Method wise description: Class MarkovChain Method : initialize(input_file) Takes in a name of the file containing raw tweets and calls a method named "clean_data_and_save_to_file" which is in a module named DataPreprocessing in the same code file. This method "clean_data_and_save_to_file" removes unwanted material like special characters except apostrophe and urls from the tweets and writes back the processed tweets to an output file. The initialize method then loads this file and read it line by line to produce trigrams from the line and calls the "add" function to add the trigrams to the trigram hash(@word).
Method : add(word, word1, word2)
Takes in three words and add the first two words as key in the dictionary(hash) and the third word as a hash
this key with value as the frequency of the occurence of this trigram.
Method : get_possible_word(bigram)
This method takes in two word combination and look up to the dictionary we created in "add" method and finds
all the keys under the main bigram. Then it calculates the weight of all the keys under this bigram and return
the key with highest probability or frequency of occurence.

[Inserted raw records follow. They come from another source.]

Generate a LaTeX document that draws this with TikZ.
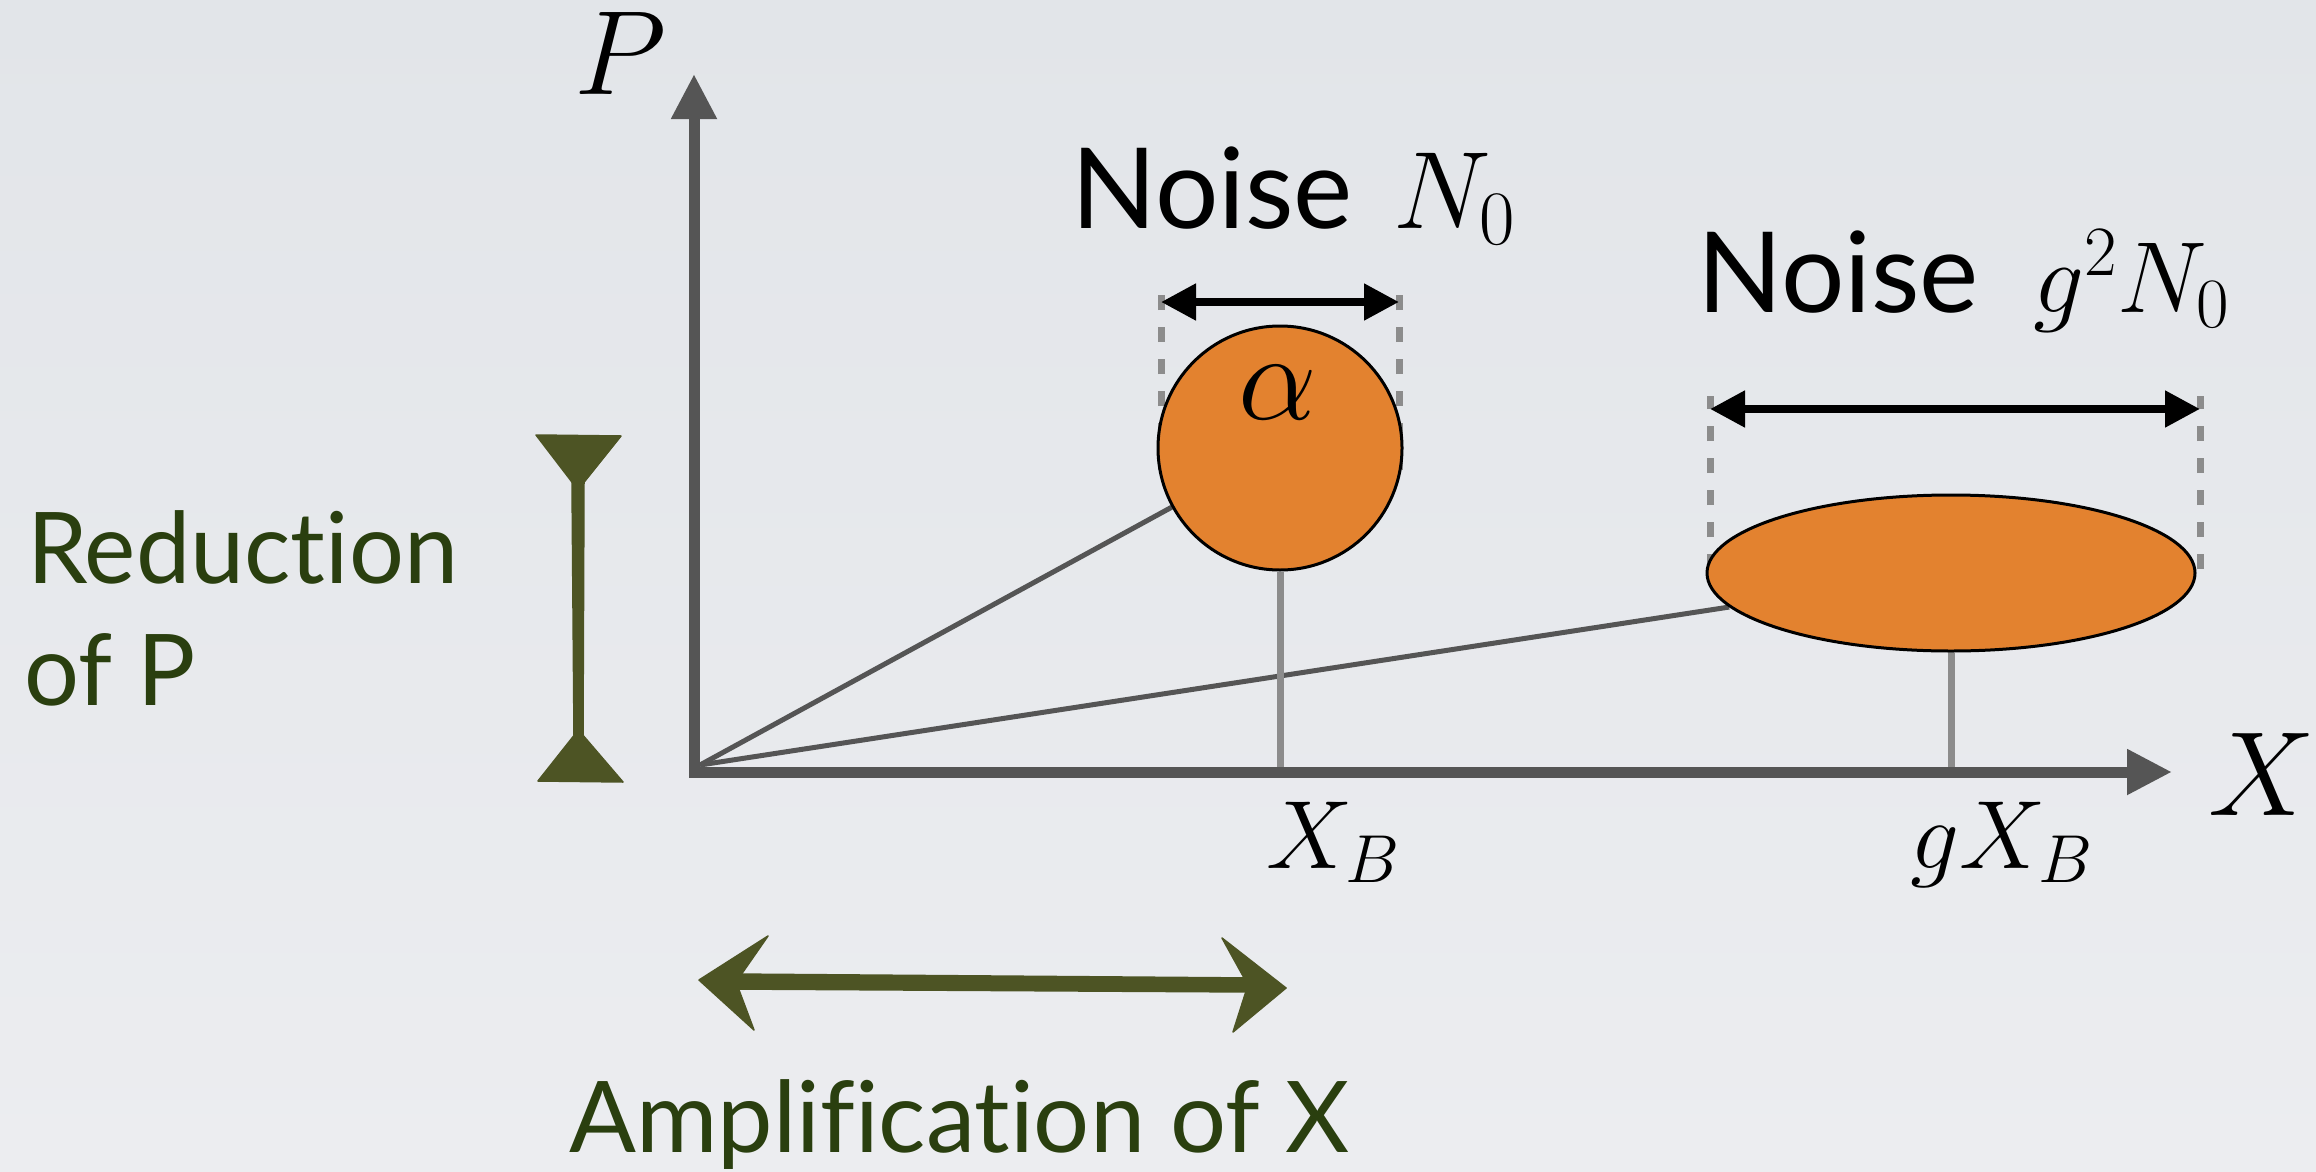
\RequirePackage{fix-cm}
\documentclass[tikz,border=0pt]{standalone}
\usepackage{fontspec}
\setmainfont{Lato}[Ligatures=NoCommon]
\newfontfamily\greenfont{Lato}[Ligatures=NoCommon, FakeStretch=0.98]
\usetikzlibrary{shapes.geometric,arrows.meta}
\definecolor{bgtop}{HTML}{E2E5E9}
\definecolor{bgbot}{HTML}{ECEDF0}
\definecolor{axisgray}{HTML}{555555}
\definecolor{guidegray}{HTML}{8C8C8C}
\definecolor{blobfill}{HTML}{E3822F}
\definecolor{olivearrow}{HTML}{4D5424}
\definecolor{labelgreen}{HTML}{2A3F0F}
\pgfdeclarelayer{back}
\pgfsetlayers{back,main}
\tikzset{
  axisline/.style={draw=axisgray, line width=11pt, line join=miter,
    {Triangle[length=45pt,width=43pt]}-{Triangle[length=45pt,width=43pt]}},
  ray/.style={draw=axisgray, line width=5pt},
  guide/.style={draw=guidegray, line width=7pt},
  dashguide/.style={draw=guidegray, line width=7pt, dash pattern=on 15pt off 17pt},
  span/.style={draw=black, line width=8pt,
    {Triangle[length=35pt,width=35pt]}-{Triangle[length=35pt,width=35pt]}},
  blob/.style={fill=blobfill, draw=black, line width=3pt, inner sep=0pt},
  noisetxt/.style={anchor=base west, inner sep=0pt, font=\fontsize{112}{130}\selectfont},
  mathbig/.style={inner sep=0pt, font=\fontsize{120}{130}\selectfont},
  mathmid/.style={anchor=base west, inner sep=0pt, font=\fontsize{97}{110}\selectfont},
  greentxt/.style={anchor=base west, inner sep=0pt, text=labelgreen, font=\fontsize{99}{120}\selectfont},
  redtxt/.style={greentxt, font=\greenfont\fontsize{99}{120}\selectfont},
  handarrow/.style={fill=olivearrow, draw=olivearrow, line width=1.5pt, line join=round}
}
\begin{document}
\begin{tikzpicture}[x=1pt,y=-1pt]
\useasboundingbox (0,0) rectangle (2316,1172);
\begin{pgfonlayer}{back}
\shade[top color=bgtop, bottom color=bgbot] (0,0) rectangle (2316,1172);
\end{pgfonlayer}

% axes
\coordinate (O) at (694,772);
\coordinate (Ptip) at (694,74);
\coordinate (Xtip) at (2172,772);
\coordinate (R) at (700,765);

% blobs
\node[blob, circle, minimum size=244pt] (c) at (1280,448) {};
\node[blob, ellipse, minimum width=488pt, minimum height=156pt] (e) at (1951,573) {};
\node[inner sep=0pt, font=\fontsize{125}{130}\selectfont] (alpha) at (1278,393) {$\alpha$};

\begin{pgfonlayer}{back}
% dashed guides
\coordinate (cdl1) at (1161,470); \coordinate (cdl2) at (1161,295);
\coordinate (cdr1) at (1399,470); \coordinate (cdr2) at (1399,295);
\coordinate (edl1) at (1710,569); \coordinate (edl2) at (1710,396);
\coordinate (edr1) at (2200,569); \coordinate (edr2) at (2200,396);
\draw[dashguide] (cdl1) -- (cdl2);
\draw[dashguide] (cdr1) -- (cdr2);
\draw[dashguide] (edl1) -- (edl2);
\draw[dashguide] (edr1) -- (edr2);
% rays and drop lines
\draw[ray] (R) -- (c);
\draw[ray] (R) -- (e);
\draw[guide] (c.south) -- (c.south |- O);
\draw[guide] (e.south) -- (e.south |- O);
\end{pgfonlayer}

\draw[axisline] (Ptip) -- (O) -- (Xtip);

% span arrows
\coordinate (cs1) at (1161,302); \coordinate (cs2) at (1399,302);
\coordinate (es1) at (1710,409); \coordinate (es2) at (2200,409);
\draw[span] (cs1) -- (cs2);
\draw[span] (es1) -- (es2);

% labels
\node[mathbig, anchor=base] (Plab) at (621,95) {$P$};
\node[mathbig, anchor=base] (Xlab) at (2262,815) {$X$};
\node[mathmid] (xb) at (1266,868) {$X_B$};
\node[mathmid] (gxb) at (1910,868) {$gX_B$};
\node[noisetxt] (n1) at (1071,228) {Noise};
\node[anchor=base west, inner sep=0pt, font=\fontsize{110}{130}\selectfont] (n1m) at (1393,228) {$N_0$};
\node[noisetxt] (n2) at (1697,312) {Noise};
\node[anchor=base west, inner sep=0pt, font=\fontsize{101}{120}\selectfont] (n2m) at (2033,312) {$g^2N_0$};
\node[redtxt] (red1) at (27,583) {Reduction};
\node[redtxt] (red2) at (24,705) {of P};
\node[greentxt] (amp) at (569,1152) {Amplification of X};

% hand-drawn vertical arrow (reduction)
\fill[handarrow] (536,435) -- (621,436) -- (581,486) -- (575,486) -- cycle;
\fill[handarrow] (538,781) -- (623,782) -- (581,733) -- (576,733) -- cycle;
\fill[handarrow] (572,482) -- (584,482) -- (583,736) -- (574,736) -- cycle;

% hand-drawn horizontal arrow (amplification)
\fill[handarrow] (699,980) -- (768,936) -- (736,982) -- (754,1030) -- cycle;
\fill[handarrow] (1286,988) -- (1222,938) -- (1248,985) -- (1233,1032) -- cycle;
\fill[handarrow] (730,974) -- (1255,978) -- (1255,992) -- (730,989) -- cycle;
\end{tikzpicture}
\end{document}
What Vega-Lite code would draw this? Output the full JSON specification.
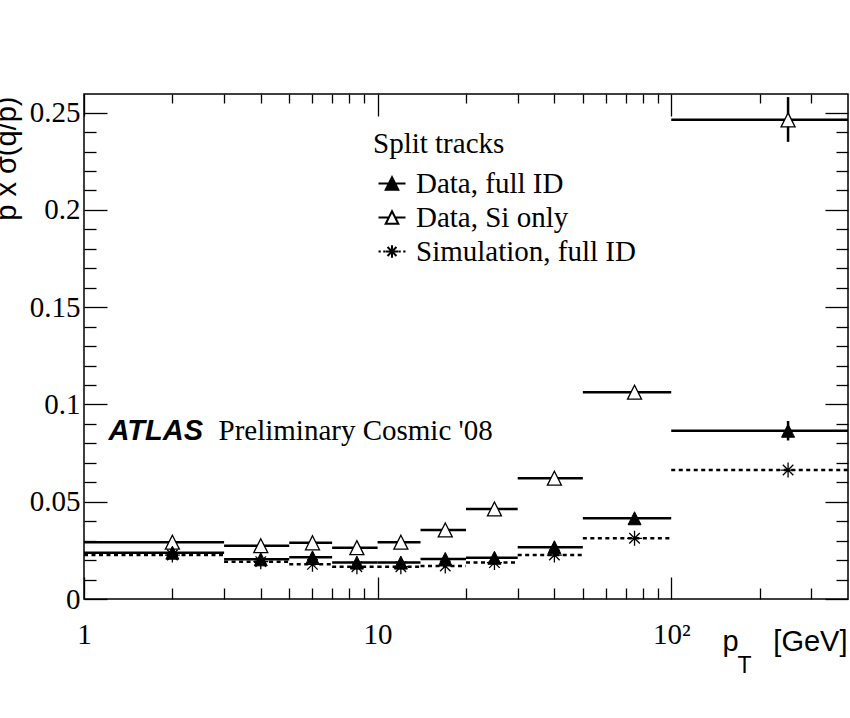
{
  "$schema": "https://vega.github.io/schema/vega-lite/v6.json",
  "autosize": {"type": "none"},
  "width": 764,
  "height": 505,
  "padding": {"left": 84, "top": 94, "right": 2, "bottom": 119},
  "background": "white",
  "config": {
    "view": {"stroke": "black", "strokeWidth": 1.5},
    "axis": {"domain": false, "grid": false, "tickColor": "black", "tickWidth": 1.3, "labelFont": "Liberation Serif", "labelFontSize": 29, "labelColor": "black", "titleColor": "black", "titleFontWeight": "normal", "labelFlush": false, "labelOverlap": false}
  },
  "data": {"values": [
    {"s": "Data, full ID", "lo": 1, "hi": 3, "x": 2, "y": 0.0238, "elo": null, "ehi": null},
    {"s": "Data, full ID", "lo": 3, "hi": 5, "x": 4, "y": 0.0204, "elo": null, "ehi": null},
    {"s": "Data, full ID", "lo": 5, "hi": 7, "x": 6, "y": 0.0214, "elo": null, "ehi": null},
    {"s": "Data, full ID", "lo": 7, "hi": 10, "x": 8.5, "y": 0.0187, "elo": null, "ehi": null},
    {"s": "Data, full ID", "lo": 10, "hi": 14, "x": 12, "y": 0.0187, "elo": null, "ehi": null},
    {"s": "Data, full ID", "lo": 14, "hi": 20, "x": 17, "y": 0.0206, "elo": null, "ehi": null},
    {"s": "Data, full ID", "lo": 20, "hi": 30, "x": 25, "y": 0.0212, "elo": null, "ehi": null},
    {"s": "Data, full ID", "lo": 30, "hi": 50, "x": 40, "y": 0.0266, "elo": null, "ehi": null},
    {"s": "Data, full ID", "lo": 50, "hi": 100, "x": 75, "y": 0.0415, "elo": null, "ehi": null},
    {"s": "Data, full ID", "lo": 100, "hi": 400, "x": 250, "y": 0.0865, "elo": 0.0815, "ehi": 0.0915},
    {"s": "Data, Si only", "lo": 1, "hi": 3, "x": 2, "y": 0.0292, "elo": null, "ehi": null},
    {"s": "Data, Si only", "lo": 3, "hi": 5, "x": 4, "y": 0.0274, "elo": null, "ehi": null},
    {"s": "Data, Si only", "lo": 5, "hi": 7, "x": 6, "y": 0.0289, "elo": null, "ehi": null},
    {"s": "Data, Si only", "lo": 7, "hi": 10, "x": 8.5, "y": 0.0264, "elo": null, "ehi": null},
    {"s": "Data, Si only", "lo": 10, "hi": 14, "x": 12, "y": 0.0292, "elo": null, "ehi": null},
    {"s": "Data, Si only", "lo": 14, "hi": 20, "x": 17, "y": 0.0355, "elo": null, "ehi": null},
    {"s": "Data, Si only", "lo": 20, "hi": 30, "x": 25, "y": 0.0463, "elo": null, "ehi": null},
    {"s": "Data, Si only", "lo": 30, "hi": 50, "x": 40, "y": 0.0621, "elo": null, "ehi": null},
    {"s": "Data, Si only", "lo": 50, "hi": 100, "x": 75, "y": 0.1063, "elo": null, "ehi": null},
    {"s": "Data, Si only", "lo": 100, "hi": 400, "x": 250, "y": 0.2463, "elo": 0.235, "ehi": 0.258},
    {"s": "Simulation, full ID", "lo": 1, "hi": 3, "x": 2, "y": 0.0226, "elo": null, "ehi": null},
    {"s": "Simulation, full ID", "lo": 3, "hi": 5, "x": 4, "y": 0.0192, "elo": null, "ehi": null},
    {"s": "Simulation, full ID", "lo": 5, "hi": 7, "x": 6, "y": 0.0178, "elo": null, "ehi": null},
    {"s": "Simulation, full ID", "lo": 7, "hi": 10, "x": 8.5, "y": 0.0166, "elo": null, "ehi": null},
    {"s": "Simulation, full ID", "lo": 10, "hi": 14, "x": 12, "y": 0.0166, "elo": null, "ehi": null},
    {"s": "Simulation, full ID", "lo": 14, "hi": 20, "x": 17, "y": 0.0170, "elo": null, "ehi": null},
    {"s": "Simulation, full ID", "lo": 20, "hi": 30, "x": 25, "y": 0.0187, "elo": null, "ehi": null},
    {"s": "Simulation, full ID", "lo": 30, "hi": 50, "x": 40, "y": 0.0226, "elo": null, "ehi": null},
    {"s": "Simulation, full ID", "lo": 50, "hi": 100, "x": 75, "y": 0.0312, "elo": null, "ehi": null},
    {"s": "Simulation, full ID", "lo": 100, "hi": 400, "x": 250, "y": 0.0663, "elo": null, "ehi": null}
  ]},
  "resolve": {"axis": {"x": "independent", "y": "independent"}},
  "layer": [
    {
      "transform": [{"filter": "datum.s != 'Simulation, full ID'"}],
      "mark": {"type": "rule", "color": "black", "strokeWidth": 2.5, "strokeCap": "butt"},
      "encoding": {
        "x": {"field": "lo", "type": "quantitative", "scale": {"type": "log", "domain": [1, 400], "nice": false},
          "axis": {"orient": "bottom", "values": [1, 10, 100], "tickSize": -22, "labelPadding": 43,
            "labelExpr": "datum.value == 100 ? '10²' : datum.value == 10 ? '10' : '1'",
            "title": "p", "titleX": 638, "titleY": 51, "titleAlign": "left", "titleBaseline": "alphabetic", "titleAngle": 0,
            "titleFont": "Liberation Sans", "titleFontSize": 29}},
        "x2": {"field": "hi"},
        "y": {"field": "y", "type": "quantitative", "scale": {"domain": [0, 0.2596], "nice": false, "zero": false},
          "axis": {"orient": "left", "values": [0, 0.05, 0.1, 0.15, 0.2, 0.25], "tickSize": -23, "labelPadding": 27, "format": "~g",
            "title": "p x σ(q/p)", "titleX": -69, "titleY": 2, "titleAngle": -90, "titleAlign": "right", "titleBaseline": "alphabetic",
            "titleFont": "Liberation Sans", "titleFontSize": 29}}
      }
    },
    {
      "transform": [{"filter": "datum.s == 'Simulation, full ID'"}],
      "mark": {"type": "rule", "color": "black", "strokeWidth": 2.5, "strokeDash": [4, 3.5], "strokeCap": "butt"},
      "encoding": {
        "x": {"field": "lo", "type": "quantitative", "scale": {"type": "log", "domain": [1, 400], "nice": false},
          "axis": {"orient": "bottom", "values": [2, 3, 4, 5, 6, 7, 8, 9, 20, 30, 40, 50, 60, 70, 80, 90, 200, 300], "tickSize": -11, "labels": false,
            "title": "[GeV]", "titleX": 763, "titleY": 51, "titleAlign": "right", "titleBaseline": "alphabetic", "titleAngle": 0,
            "titleFont": "Liberation Sans", "titleFontSize": 29}},
        "x2": {"field": "hi"},
        "y": {"field": "y", "type": "quantitative", "scale": {"domain": [0, 0.2596], "nice": false, "zero": false},
          "axis": {"orient": "left", "values": [0.01, 0.02, 0.03, 0.04, 0.06, 0.07, 0.08, 0.09, 0.11, 0.12, 0.13, 0.14, 0.16, 0.17, 0.18, 0.19, 0.21, 0.22, 0.23, 0.24], "tickSize": -12, "labels": false, "title": null}}
      }
    },
    {
      "transform": [{"filter": "datum.ehi != null"}],
      "mark": {"type": "rule", "color": "black", "strokeWidth": 2.5, "strokeCap": "butt"},
      "encoding": {
        "x": {"field": "x", "type": "quantitative", "scale": {"type": "log", "domain": [1, 400], "nice": false},
          "axis": {"orient": "top", "values": [1, 10, 100], "tickSize": -22, "labels": false,
            "title": "T", "titleX": 653, "titleY": 578, "titleAlign": "left", "titleBaseline": "alphabetic", "titleAngle": 0,
            "titleFont": "Liberation Sans", "titleFontSize": 23}},
        "y": {"field": "elo", "type": "quantitative", "scale": {"domain": [0, 0.2596], "nice": false, "zero": false},
          "axis": {"orient": "right", "values": [0, 0.05, 0.1, 0.15, 0.2, 0.25], "tickSize": -23, "labels": false,
            "title": "ATLAS", "titleX": -740, "titleY": 345, "titleAngle": 0, "titleAlign": "left", "titleBaseline": "alphabetic",
            "titleFont": "Liberation Sans", "titleFontStyle": "italic", "titleFontWeight": "bold", "titleFontSize": 29}},
        "y2": {"field": "ehi"}
      }
    },
    {
      "transform": [{"filter": "datum.s == 'Data, Si only'"}],
      "mark": {"type": "point", "shape": "M0,-1L1,1L-1,1Z", "size": 196, "filled": true, "fill": "white", "stroke": "black", "strokeWidth": 1.3, "opacity": 1},
      "encoding": {
        "x": {"field": "x", "type": "quantitative", "scale": {"type": "log", "domain": [1, 400], "nice": false},
          "axis": {"orient": "top", "values": [2, 3, 4, 5, 6, 7, 8, 9, 20, 30, 40, 50, 60, 70, 80, 90, 200, 300], "tickSize": -9, "labels": false, "title": null}},
        "y": {"field": "y", "type": "quantitative", "scale": {"domain": [0, 0.2596], "nice": false, "zero": false},
          "axis": {"orient": "right", "values": [0.01, 0.02, 0.03, 0.04, 0.06, 0.07, 0.08, 0.09, 0.11, 0.12, 0.13, 0.14, 0.16, 0.17, 0.18, 0.19, 0.21, 0.22, 0.23, 0.24], "tickSize": -12, "labels": false,
            "title": "Preliminary Cosmic '08", "titleX": -630, "titleY": 345, "titleAngle": 0, "titleAlign": "left", "titleBaseline": "alphabetic",
            "titleFont": "Liberation Serif", "titleFontSize": 29}}
      }
    },
    {
      "transform": [{"filter": "datum.s == 'Data, full ID'"}],
      "mark": {"type": "point", "shape": "M0,-1L1,1L-1,1Z", "size": 169, "filled": true, "fill": "black", "stroke": "black", "strokeWidth": 1, "opacity": 1},
      "encoding": {
        "x": {"field": "x", "type": "quantitative", "scale": {"type": "log", "domain": [1, 400], "nice": false}, "axis": null},
        "y": {"field": "y", "type": "quantitative", "scale": {"domain": [0, 0.2596], "nice": false, "zero": false}, "axis": null}
      }
    },
    {
      "transform": [{"filter": "datum.s == 'Simulation, full ID'"}],
      "mark": {"type": "point", "shape": "M0,-1V1M-1,0H1M-0.7,-0.7L0.7,0.7M-0.7,0.7L0.7,-0.7", "size": 225, "filled": false, "stroke": "black", "strokeWidth": 1.3, "opacity": 1},
      "encoding": {
        "x": {"field": "x", "type": "quantitative", "scale": {"type": "log", "domain": [1, 400], "nice": false}, "axis": null},
        "y": {"field": "y", "type": "quantitative", "scale": {"domain": [0, 0.2596], "nice": false, "zero": false}, "axis": null}
      }
    },
    {
      "transform": [{"filter": "false"}],
      "mark": {"type": "point", "filled": false, "color": "black", "strokeWidth": 2, "opacity": 1},
      "encoding": {
        "shape": {"field": "s", "type": "nominal",
          "scale": {"domain": ["Data, full ID", "Data, Si only", "Simulation, full ID"],
            "range": [
              "M-1.93,0H1.93M0,-0.9L0.9,0.9L-0.9,0.9ZM0,-0.6L0.675,0.75L-0.675,0.75ZM0,-0.3L0.45,0.6L-0.45,0.6ZM0,0L0.225,0.45L-0.225,0.45Z",
              "M-1.93,0H-0.45M0.45,0H1.93M0,-0.9L0.9,0.9L-0.9,0.9Z",
              "M-1.93,0H-1.6M-1.25,0H-0.95M0.95,0H1.25M1.6,0H1.93M0,-0.9V0.9M-0.9,0H0.9M-0.64,-0.64L0.64,0.64M-0.64,0.64L0.64,-0.64"]},
          "legend": {"title": "Split tracks", "orient": "none", "legendX": 289, "legendY": 36, "padding": 0,
            "titleFont": "Liberation Serif", "titleFontSize": 29, "titleFontWeight": "normal", "titleColor": "black", "titlePadding": 10,
            "labelFont": "Liberation Serif", "labelFontSize": 29, "labelColor": "black", "labelOffset": 9.5, "labelLimit": 400,
            "symbolSize": 196, "symbolOffset": 4.5, "symbolStrokeColor": "black", "symbolStrokeWidth": 2, "symbolFillColor": "transparent", "rowPadding": 4}}
      }
    }
  ]
}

Note that this method returns only one word.
Method : print_dict
This method simply prints out the trigram dictionary @word.
USAGE: To test this code directly just type "ruby autocomplete.rb" in the directory named "sentence_autocomplete". It will ask for input data file. Type "as.txt" and press enter. Then it will ask for a sentence. Type in anything and press ENTER. To Exit the program, just press ENTER.
otherwise,
Make an object of the class named "MarkovChain" and pass the input raw data text file. markov_obj = MarkovChain.new(<in_file>) Pass last two words of an incomplete sentence to the method named "get_possible_word" str = "American sniper is directed by" str_list = str.chomp.strip.split wrd1 = str_list[-2] wrd2 = str_list[-1] search_string = "#{wrd1} #{wrd2}" next_word = markov_obj.get_possible_word(search_string)
To get the second possible word just pass the next_word generated before and the last word of the original incomplete sentence
to the "get_possible_method" again.